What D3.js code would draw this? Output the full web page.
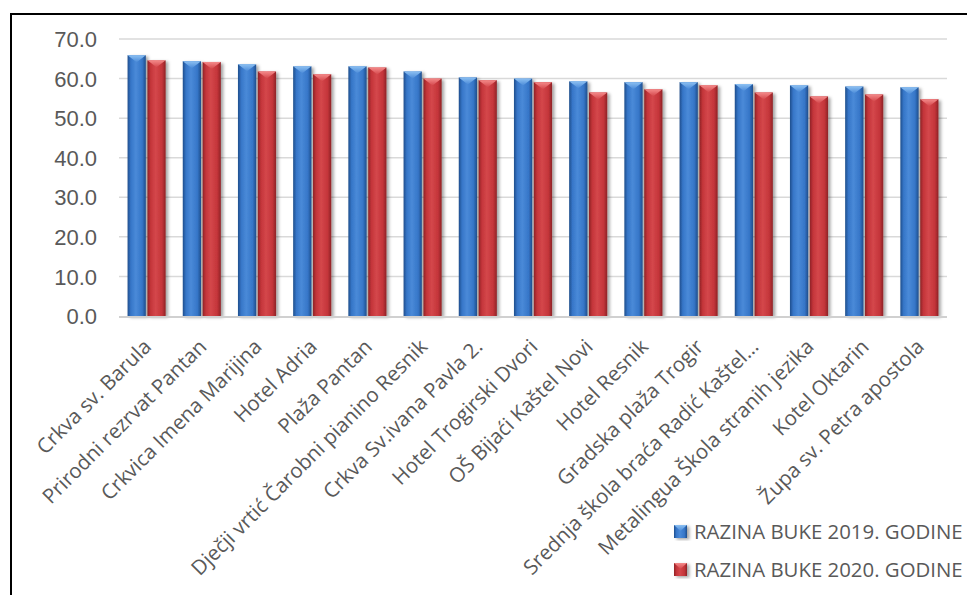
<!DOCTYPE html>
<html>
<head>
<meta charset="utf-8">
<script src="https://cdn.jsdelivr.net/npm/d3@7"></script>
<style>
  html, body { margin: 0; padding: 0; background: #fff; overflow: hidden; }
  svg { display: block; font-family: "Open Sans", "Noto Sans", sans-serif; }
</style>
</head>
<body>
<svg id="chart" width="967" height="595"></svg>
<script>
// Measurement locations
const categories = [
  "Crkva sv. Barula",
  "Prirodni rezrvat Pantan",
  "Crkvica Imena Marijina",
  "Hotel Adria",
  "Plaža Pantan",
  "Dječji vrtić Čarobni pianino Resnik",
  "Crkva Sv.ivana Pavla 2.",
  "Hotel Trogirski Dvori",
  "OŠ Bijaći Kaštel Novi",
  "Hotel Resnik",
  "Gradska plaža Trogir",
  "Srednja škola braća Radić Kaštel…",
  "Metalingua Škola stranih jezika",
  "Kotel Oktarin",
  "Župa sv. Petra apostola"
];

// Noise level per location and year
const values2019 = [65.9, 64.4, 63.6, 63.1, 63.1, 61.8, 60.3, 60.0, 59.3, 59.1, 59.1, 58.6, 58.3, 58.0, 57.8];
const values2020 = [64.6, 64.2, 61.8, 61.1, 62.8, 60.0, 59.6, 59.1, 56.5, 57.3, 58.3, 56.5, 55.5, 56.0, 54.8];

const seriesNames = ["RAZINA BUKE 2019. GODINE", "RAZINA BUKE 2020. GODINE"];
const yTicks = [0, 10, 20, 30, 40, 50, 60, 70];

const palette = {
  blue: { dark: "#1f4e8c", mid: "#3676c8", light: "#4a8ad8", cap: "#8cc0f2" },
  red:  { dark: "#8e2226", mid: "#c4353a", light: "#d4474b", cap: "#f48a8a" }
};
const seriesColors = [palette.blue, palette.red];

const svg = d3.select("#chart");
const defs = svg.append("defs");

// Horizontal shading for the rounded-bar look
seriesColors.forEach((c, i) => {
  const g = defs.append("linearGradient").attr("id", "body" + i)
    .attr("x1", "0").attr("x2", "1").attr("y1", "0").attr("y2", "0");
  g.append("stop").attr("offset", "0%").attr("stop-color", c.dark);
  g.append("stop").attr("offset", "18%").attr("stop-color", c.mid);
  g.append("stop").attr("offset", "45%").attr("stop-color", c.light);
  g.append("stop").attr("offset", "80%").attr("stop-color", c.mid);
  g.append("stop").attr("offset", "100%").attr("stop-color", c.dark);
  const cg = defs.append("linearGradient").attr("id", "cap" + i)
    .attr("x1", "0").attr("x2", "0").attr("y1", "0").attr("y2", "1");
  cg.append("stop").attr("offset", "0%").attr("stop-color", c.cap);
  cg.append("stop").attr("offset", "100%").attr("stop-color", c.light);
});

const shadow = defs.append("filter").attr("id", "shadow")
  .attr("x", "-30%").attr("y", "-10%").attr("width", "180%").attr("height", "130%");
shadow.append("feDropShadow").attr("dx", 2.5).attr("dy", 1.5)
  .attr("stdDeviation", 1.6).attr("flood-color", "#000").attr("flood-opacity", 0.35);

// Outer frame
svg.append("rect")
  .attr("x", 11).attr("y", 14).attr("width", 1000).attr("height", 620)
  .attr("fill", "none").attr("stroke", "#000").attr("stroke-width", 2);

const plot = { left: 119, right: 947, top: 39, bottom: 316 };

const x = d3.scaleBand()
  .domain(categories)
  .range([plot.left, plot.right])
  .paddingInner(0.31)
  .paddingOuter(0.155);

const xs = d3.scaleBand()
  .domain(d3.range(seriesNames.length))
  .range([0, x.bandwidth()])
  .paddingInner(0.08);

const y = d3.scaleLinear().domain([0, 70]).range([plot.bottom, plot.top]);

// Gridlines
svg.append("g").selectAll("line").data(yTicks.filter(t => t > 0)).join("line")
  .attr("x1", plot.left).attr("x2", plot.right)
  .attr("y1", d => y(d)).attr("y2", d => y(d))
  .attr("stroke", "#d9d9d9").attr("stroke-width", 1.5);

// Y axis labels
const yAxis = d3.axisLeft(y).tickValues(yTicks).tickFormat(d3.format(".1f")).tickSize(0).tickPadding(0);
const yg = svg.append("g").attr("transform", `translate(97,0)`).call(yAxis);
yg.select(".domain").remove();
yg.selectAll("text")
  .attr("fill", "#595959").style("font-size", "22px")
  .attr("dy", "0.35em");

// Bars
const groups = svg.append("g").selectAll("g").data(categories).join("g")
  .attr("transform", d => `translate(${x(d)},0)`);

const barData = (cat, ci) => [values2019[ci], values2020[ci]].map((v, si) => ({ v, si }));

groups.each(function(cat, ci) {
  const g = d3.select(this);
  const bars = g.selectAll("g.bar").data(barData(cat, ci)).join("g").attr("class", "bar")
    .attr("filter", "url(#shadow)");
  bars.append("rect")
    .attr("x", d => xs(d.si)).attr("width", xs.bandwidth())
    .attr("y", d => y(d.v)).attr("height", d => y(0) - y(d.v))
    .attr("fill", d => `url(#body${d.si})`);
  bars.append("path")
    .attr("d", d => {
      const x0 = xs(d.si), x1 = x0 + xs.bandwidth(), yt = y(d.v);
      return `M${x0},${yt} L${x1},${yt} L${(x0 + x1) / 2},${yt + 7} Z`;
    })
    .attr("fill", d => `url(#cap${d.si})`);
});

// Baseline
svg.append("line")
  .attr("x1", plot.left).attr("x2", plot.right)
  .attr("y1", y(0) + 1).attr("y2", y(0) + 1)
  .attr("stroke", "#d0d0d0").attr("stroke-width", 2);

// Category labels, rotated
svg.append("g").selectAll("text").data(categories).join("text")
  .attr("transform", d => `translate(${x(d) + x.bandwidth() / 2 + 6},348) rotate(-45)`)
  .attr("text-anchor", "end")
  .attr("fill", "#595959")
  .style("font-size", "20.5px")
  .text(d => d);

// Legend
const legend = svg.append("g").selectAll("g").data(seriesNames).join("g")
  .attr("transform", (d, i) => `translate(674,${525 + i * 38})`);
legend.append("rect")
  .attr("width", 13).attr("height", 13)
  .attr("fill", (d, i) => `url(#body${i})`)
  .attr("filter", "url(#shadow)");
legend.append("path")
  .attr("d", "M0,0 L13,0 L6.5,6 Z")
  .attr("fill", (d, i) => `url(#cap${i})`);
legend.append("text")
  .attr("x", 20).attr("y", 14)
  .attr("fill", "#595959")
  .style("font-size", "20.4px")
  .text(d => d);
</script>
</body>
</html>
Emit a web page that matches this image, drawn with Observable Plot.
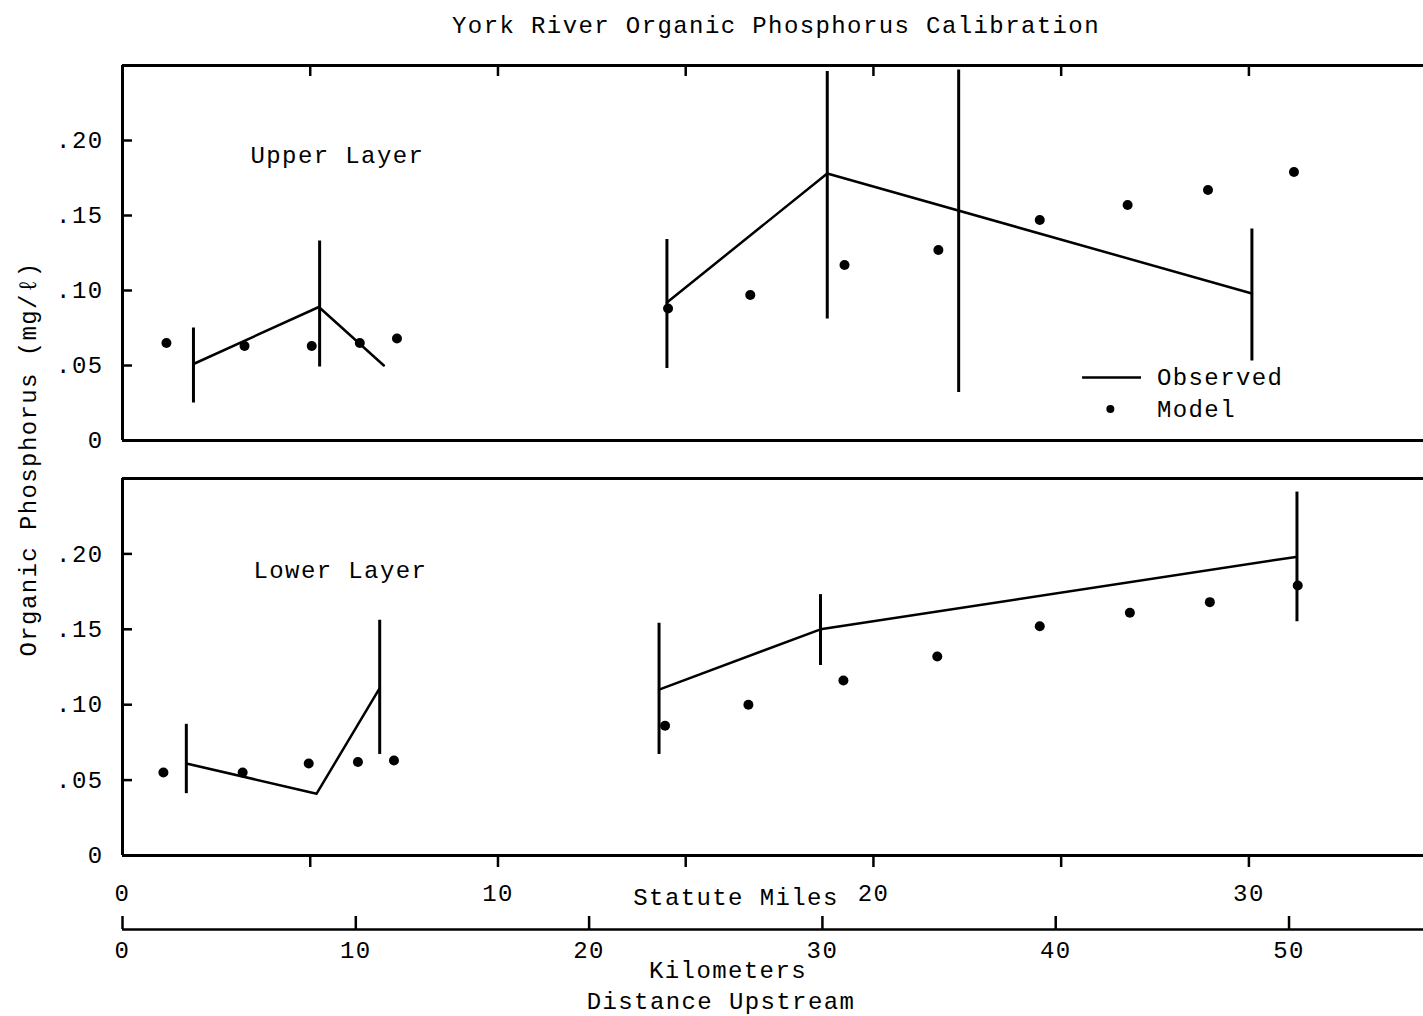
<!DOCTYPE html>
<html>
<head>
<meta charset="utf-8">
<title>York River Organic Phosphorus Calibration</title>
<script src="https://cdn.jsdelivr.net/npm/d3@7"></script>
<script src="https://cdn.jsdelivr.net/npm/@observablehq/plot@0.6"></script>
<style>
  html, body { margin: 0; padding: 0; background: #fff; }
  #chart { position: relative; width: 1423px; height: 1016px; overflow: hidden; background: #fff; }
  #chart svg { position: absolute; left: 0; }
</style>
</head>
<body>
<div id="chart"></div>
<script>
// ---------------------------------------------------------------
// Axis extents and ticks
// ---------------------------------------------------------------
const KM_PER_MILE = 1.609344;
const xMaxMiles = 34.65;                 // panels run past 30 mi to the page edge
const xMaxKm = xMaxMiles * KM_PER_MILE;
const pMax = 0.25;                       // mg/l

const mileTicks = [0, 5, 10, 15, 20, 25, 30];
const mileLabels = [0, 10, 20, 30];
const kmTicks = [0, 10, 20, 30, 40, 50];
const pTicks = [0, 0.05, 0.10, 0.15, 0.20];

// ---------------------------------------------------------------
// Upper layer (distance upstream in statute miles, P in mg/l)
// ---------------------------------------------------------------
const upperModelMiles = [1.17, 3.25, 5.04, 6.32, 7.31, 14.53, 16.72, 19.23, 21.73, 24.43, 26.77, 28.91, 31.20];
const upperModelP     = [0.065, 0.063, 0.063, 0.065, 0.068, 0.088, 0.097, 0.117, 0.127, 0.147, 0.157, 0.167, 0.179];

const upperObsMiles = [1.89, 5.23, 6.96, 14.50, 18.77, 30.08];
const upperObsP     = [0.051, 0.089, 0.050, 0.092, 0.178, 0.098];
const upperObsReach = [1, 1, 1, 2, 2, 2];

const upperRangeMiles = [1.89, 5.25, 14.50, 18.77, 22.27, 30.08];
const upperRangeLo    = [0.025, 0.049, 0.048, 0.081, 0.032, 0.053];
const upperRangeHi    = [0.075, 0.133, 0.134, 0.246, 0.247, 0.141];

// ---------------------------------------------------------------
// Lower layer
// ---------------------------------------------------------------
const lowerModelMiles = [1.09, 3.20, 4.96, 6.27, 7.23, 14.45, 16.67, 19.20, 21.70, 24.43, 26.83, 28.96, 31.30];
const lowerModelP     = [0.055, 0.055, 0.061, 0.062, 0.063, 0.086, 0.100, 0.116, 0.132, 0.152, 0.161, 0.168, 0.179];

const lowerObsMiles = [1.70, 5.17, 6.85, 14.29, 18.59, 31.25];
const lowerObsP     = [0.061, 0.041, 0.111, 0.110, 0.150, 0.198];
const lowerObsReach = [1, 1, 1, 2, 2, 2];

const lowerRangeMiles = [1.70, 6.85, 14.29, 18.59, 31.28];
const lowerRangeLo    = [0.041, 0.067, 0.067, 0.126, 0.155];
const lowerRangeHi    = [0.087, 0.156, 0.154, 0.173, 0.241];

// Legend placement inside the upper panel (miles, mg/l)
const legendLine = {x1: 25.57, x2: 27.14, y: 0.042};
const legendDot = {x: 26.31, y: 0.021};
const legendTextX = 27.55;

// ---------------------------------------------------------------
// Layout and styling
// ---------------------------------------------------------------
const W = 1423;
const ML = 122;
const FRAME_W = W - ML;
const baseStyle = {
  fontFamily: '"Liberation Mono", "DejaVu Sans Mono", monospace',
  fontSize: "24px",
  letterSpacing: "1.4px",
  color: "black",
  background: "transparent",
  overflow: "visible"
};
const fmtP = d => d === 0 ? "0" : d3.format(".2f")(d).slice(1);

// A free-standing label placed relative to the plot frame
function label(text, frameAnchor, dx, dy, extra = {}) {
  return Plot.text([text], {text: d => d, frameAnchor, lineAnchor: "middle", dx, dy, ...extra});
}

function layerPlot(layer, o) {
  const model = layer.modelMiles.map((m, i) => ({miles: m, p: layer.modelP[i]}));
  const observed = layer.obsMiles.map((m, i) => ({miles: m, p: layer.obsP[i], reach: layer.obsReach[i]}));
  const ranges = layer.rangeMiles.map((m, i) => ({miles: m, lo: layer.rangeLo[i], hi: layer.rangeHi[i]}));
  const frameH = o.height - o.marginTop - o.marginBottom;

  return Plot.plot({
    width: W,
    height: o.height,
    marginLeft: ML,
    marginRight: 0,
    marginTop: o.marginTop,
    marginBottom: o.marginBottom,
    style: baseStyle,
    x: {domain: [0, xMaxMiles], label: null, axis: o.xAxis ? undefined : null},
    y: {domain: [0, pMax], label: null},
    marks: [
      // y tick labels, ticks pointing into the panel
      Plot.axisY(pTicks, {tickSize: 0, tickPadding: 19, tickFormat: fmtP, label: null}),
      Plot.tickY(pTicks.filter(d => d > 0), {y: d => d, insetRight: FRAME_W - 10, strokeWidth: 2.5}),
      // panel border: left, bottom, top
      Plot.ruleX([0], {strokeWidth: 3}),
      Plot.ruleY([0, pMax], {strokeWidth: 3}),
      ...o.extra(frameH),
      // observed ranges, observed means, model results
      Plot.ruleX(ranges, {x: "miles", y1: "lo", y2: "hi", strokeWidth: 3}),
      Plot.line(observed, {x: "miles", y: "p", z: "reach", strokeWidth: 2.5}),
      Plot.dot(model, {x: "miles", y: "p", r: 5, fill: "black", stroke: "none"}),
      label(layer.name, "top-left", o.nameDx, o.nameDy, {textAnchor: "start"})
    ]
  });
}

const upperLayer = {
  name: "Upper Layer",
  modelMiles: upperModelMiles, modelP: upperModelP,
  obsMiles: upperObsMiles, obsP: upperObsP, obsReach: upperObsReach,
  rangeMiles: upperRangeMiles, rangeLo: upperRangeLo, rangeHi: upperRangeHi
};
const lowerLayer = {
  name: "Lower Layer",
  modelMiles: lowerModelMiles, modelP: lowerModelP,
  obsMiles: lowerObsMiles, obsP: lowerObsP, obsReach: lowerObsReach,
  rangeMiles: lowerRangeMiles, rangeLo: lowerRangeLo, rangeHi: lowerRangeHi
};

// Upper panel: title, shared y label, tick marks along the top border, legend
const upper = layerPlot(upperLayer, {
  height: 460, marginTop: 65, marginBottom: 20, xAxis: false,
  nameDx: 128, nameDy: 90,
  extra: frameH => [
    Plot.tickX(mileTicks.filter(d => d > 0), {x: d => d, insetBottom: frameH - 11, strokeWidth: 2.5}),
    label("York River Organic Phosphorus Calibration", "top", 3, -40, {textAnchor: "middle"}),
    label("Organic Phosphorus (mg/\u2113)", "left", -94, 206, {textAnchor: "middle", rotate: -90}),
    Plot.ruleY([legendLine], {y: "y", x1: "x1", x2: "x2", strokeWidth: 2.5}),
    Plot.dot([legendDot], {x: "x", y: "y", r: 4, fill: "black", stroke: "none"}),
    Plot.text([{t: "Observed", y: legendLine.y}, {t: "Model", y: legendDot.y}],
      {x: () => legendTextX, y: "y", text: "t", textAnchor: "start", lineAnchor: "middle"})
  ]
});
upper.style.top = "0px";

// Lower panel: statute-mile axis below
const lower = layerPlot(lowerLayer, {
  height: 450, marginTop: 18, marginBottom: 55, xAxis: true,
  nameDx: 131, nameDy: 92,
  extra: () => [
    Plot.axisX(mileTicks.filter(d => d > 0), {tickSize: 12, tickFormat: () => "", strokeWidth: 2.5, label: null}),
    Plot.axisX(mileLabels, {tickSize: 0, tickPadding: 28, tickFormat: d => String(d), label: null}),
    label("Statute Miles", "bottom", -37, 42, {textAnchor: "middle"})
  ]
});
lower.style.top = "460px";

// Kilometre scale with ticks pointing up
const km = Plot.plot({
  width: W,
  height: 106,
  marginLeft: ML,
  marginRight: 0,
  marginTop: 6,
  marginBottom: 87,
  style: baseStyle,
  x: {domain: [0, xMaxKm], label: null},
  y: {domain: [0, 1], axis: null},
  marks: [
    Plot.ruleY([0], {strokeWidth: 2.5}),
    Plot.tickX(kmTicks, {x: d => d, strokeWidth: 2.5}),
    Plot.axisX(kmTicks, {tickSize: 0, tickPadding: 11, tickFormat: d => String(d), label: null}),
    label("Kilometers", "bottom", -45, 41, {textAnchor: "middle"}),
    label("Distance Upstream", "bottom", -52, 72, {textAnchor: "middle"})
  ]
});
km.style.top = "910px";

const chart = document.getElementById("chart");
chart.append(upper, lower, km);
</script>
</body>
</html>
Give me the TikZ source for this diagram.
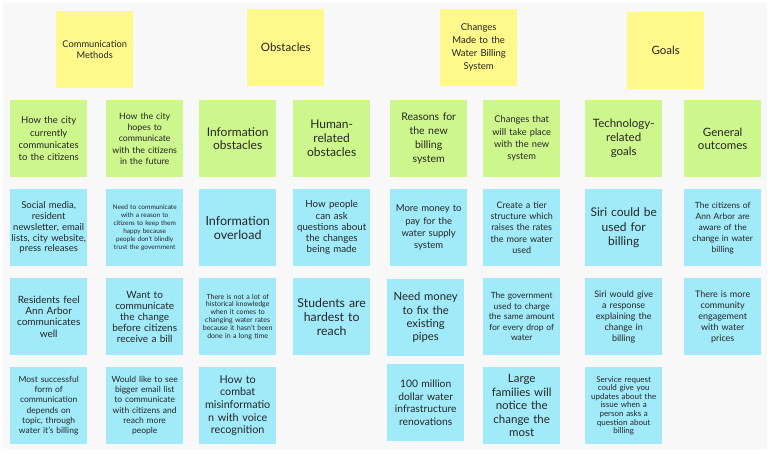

==========

◆ Challenge:
Show all lines from the records above where the word "this" occurs.

◆ Correct result:
What D3.js code would draw this? Output the full web page.
  const g = d3.select(this);
Emit a web page that matches this image, drawn with Observable Plot.
Give me the TikZ source for this diagram.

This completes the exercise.